À noter : c'est en 1924 qu'une loi intègre les dispositions relatives aux conseils des prud'hommes dans le Code du travail.

La loi du 25 décembre 1932 crée des sections agricoles.

Sous la IVe République : la loi du 10 janvier 1957 porte sur les litiges intéressant les employées de maison.

Sous la Ve République : l'ordonnance du 22 décembre 1958 substitue, en matière prud'homale, le juge d'instance au juge de paix et la Cour d'Appel au tribunal civil.

1979 : Organisation uniforme des conseils de prud'hommes et extension de leur compétence à tous les salariés (réforme Boulin)

La loi du 18 janvier 1979

  • Généralise les conseils (généralisation territoriale) ;
  • Etend leur compétence à l'ensemble des différends individuels nés du contrat de travail (généralisation professionnelle) ;
  • Consacre le principe de juridiction élective paritaire avec alternance salariés/employeurs aux présidences et vice-présidences.
  • Crée une section encadrement pour les cadres et les salariés assimilés, relevant de conventions collectives particulières ;
  • Modifie le mode de scrutin (élections nationales des conseillers prud'hommes à la proportionnelle) ;
  • Rend obligatoire l'inscription sur les listes électorales.

À noter : Le greffe est assuré par des fonctionnaires du ministère de la Justice.
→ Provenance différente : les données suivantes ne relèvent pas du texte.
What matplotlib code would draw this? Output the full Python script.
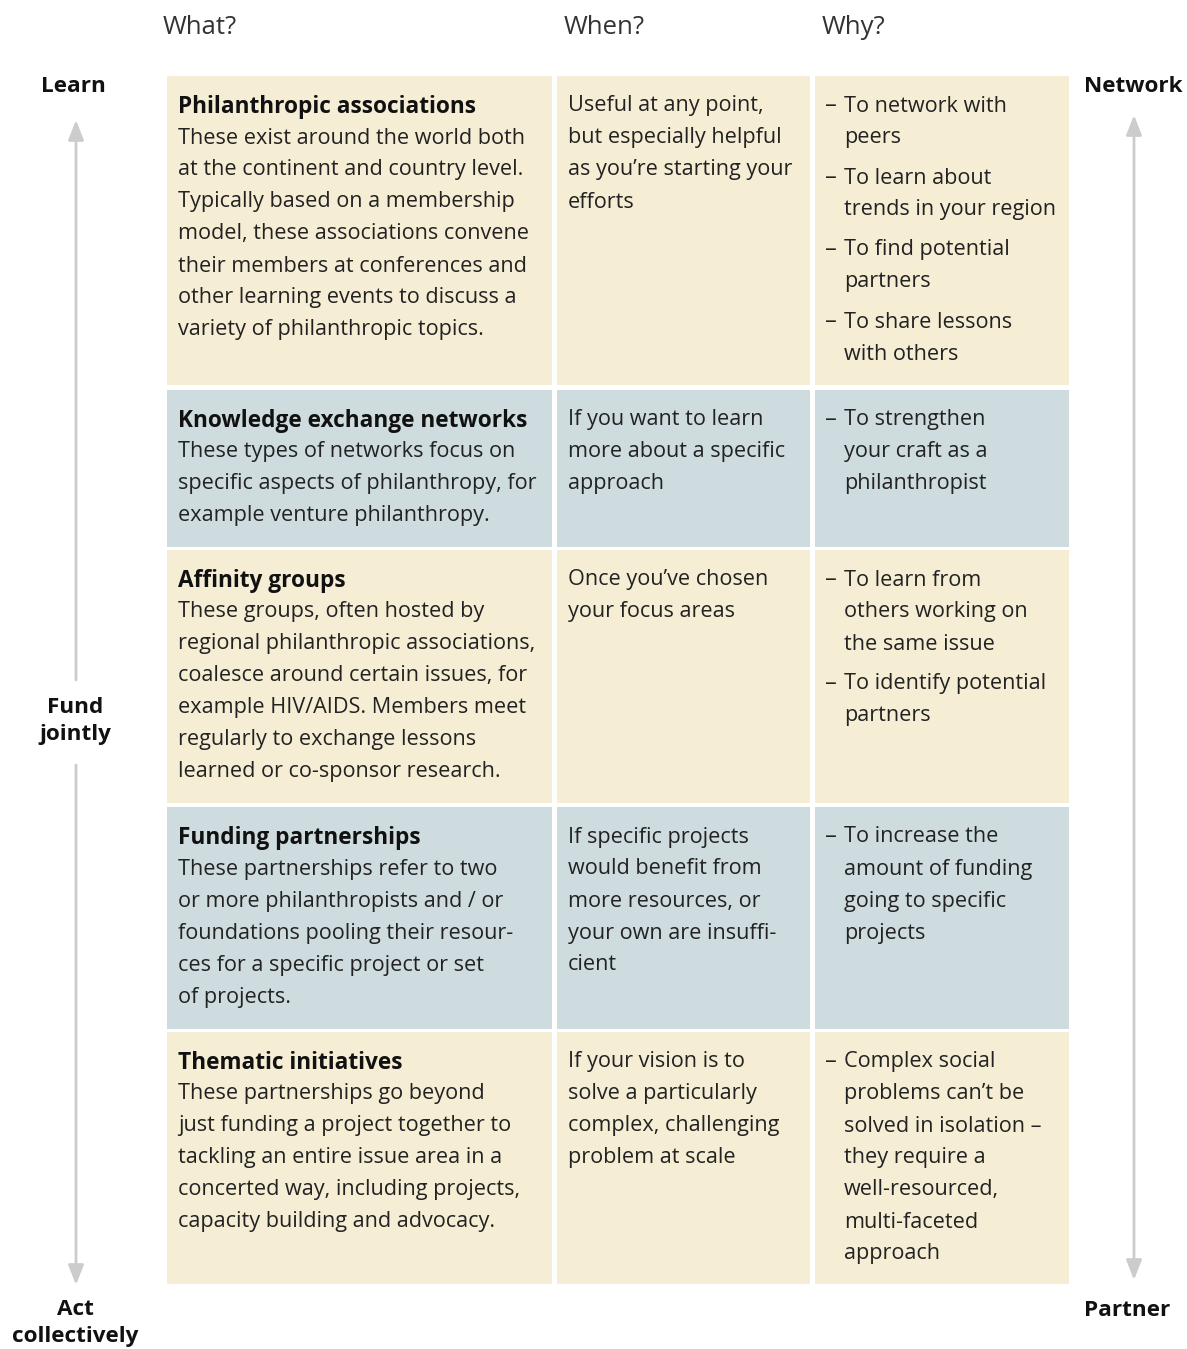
import matplotlib.pyplot as plt
from matplotlib.patches import Rectangle, FancyArrowPatch

plt.rcParams['font.family'] = ['Open Sans', 'DejaVu Sans']

# ---- content ----
headers = ["What?", "When?", "Why?"]

titles = ["Philanthropic associations", "Knowledge exchange networks",
          "Affinity groups", "Funding partnerships", "Thematic initiatives"]

descriptions = [
    ["These exist around the world both", "at the continent and country level.",
     "Typically based on a membership", "model, these associations convene",
     "their members at conferences and", "other learning events to discuss a",
     "variety of philanthropic topics."],
    ["These types of networks focus on", "specific aspects of philanthropy, for",
     "example venture philanthropy."],
    ["These groups, often hosted by", "regional philanthropic associations,",
     "coalesce around certain issues, for", "example HIV/AIDS. Members meet",
     "regularly to exchange lessons", "learned or co-sponsor research."],
    ["These partnerships refer to two", "or more philanthropists and / or",
     "foundations pooling their resour-", "ces for a specific project or set",
     "of projects."],
    ["These partnerships go beyond", "just funding a project together to",
     "tackling an entire issue area in a", "concerted way, including projects,",
     "capacity building and advocacy."],
]

when = [
    ["Useful at any point,", "but especially helpful", "as you\u2019re starting your", "efforts"],
    ["If you want to learn", "more about a specific", "approach"],
    ["Once you\u2019ve chosen", "your focus areas"],
    ["If specific projects", "would benefit from", "more resources, or",
     "your own are insuffi-", "cient"],
    ["If your vision is to", "solve a particularly", "complex, challenging",
     "problem at scale"],
]

why = [
    [["To network with", "peers"], ["To learn about", "trends in your region"],
     ["To find potential", "partners"], ["To share lessons", "with others"]],
    [["To strengthen", "your craft as a", "philanthropist"]],
    [["To learn from", "others working on", "the same issue"],
     ["To identify potential", "partners"]],
    [["To increase the", "amount of funding", "going to specific", "projects"]],
    [["Complex social", "problems can\u2019t be", "solved in isolation \u2013",
      "they require a", "well-resourced,", "multi-faceted", "approach"]],
]

row_colors = ["#F5EDD4", "#CEDCDF", "#F5EDD4", "#CEDCDF", "#F5EDD4"]

left_labels = ["Learn", "Fund\njointly", "Act\ncollectively"]
right_labels = ["Network", "Partner"]

# ---- layout (pixels) ----
W, H = 1187, 1349
col_x = [(167, 552), (557, 810), (815, 1069)]
row_y = [(76, 385), (390, 547), (550, 803), (807, 1029), (1032, 1284)]
lh = 32
fs = 15.6
txt = "#222222"

fig = plt.figure(figsize=(W / 100, H / 100), dpi=100)
ax = fig.add_axes([0, 0, 1, 1])
ax.set_xlim(0, W)
ax.set_ylim(H, 0)
ax.axis('off')

for (hx, h) in zip([163, 564, 822], headers):
    ax.text(hx, 27, h, fontsize=18.5, color="#333333", va='center', ha='left')

for r, (y0, y1) in enumerate(row_y):
    for (x0, x1) in col_x:
        ax.add_patch(Rectangle((x0, y0), x1 - x0, y1 - y0, color=row_colors[r], lw=0))
    top = y0 + 30
    ax.text(178, top + 1, titles[r], fontsize=16.3, fontweight='bold', color="#111111", va='center')
    for i, line in enumerate(descriptions[r]):
        ax.text(178, top + (i + 1) * lh, line, fontsize=fs, color=txt, va='center')
    for i, line in enumerate(when[r]):
        ax.text(568, top + i * lh, line, fontsize=fs, color=txt, va='center')
    y = top
    for bullet in why[r]:
        ax.text(825, y, "\u2013", fontsize=17, color=txt, va='center')
        for line in bullet:
            ax.text(844, y, line, fontsize=fs, color=txt, va='center')
            y += lh
        y += 8

# side arrows
grey = "#CCCCCC"
astyle = dict(color=grey, lw=2, mutation_scale=1, shrinkA=0, shrinkB=0)
ax.add_patch(FancyArrowPatch((76, 680), (76, 120),
                             arrowstyle='-|>,head_length=12,head_width=4.7', **astyle))
ax.add_patch(FancyArrowPatch((76, 765), (76, 1285),
                             arrowstyle='-|>,head_length=12,head_width=4.7', **astyle))
ax.add_patch(FancyArrowPatch((1134, 1280), (1134, 115),
                             arrowstyle='<|-|>,head_length=12,head_width=4.7', **astyle))

bold = dict(fontsize=16.2, fontweight='bold', color="#111111", ha='center', va='center',
            linespacing=1.35)
ax.text(73, 87, left_labels[0], **bold)
ax.text(75, 721, left_labels[1], **bold)
ax.text(75, 1323, left_labels[2], **bold)
ax.text(1133, 87, right_labels[0], **bold)
ax.text(1127, 1311, right_labels[1], **bold)

fig.savefig("out.png", dpi=100)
Les dépenses de fonctionnement transférées à l'État sont gérées par le greffier en chef.

La loi du 6 mai 1982

  • Achève la généralisation professionnelle et territoriale ;
  • Supprime l'échevinage pour les départements du Haut-Rhin, du Bas-Rhin et de la Moselle ;
  • Adopte un véritable statut pour les conseillers (protection, indemnisation, formation) ;
  • Réduit les mandats des conseillers de six à cinq ans ;
  • Crée un Conseil supérieur de la Prud'homie.

La loi du 30 décembre 1986 prévoit que toute section ayant plusieurs chambres doit avoir une chambre compétente en matière de licenciement économique et étend la compétence aux conventions de conversion (article L.516-5 du Code du travail).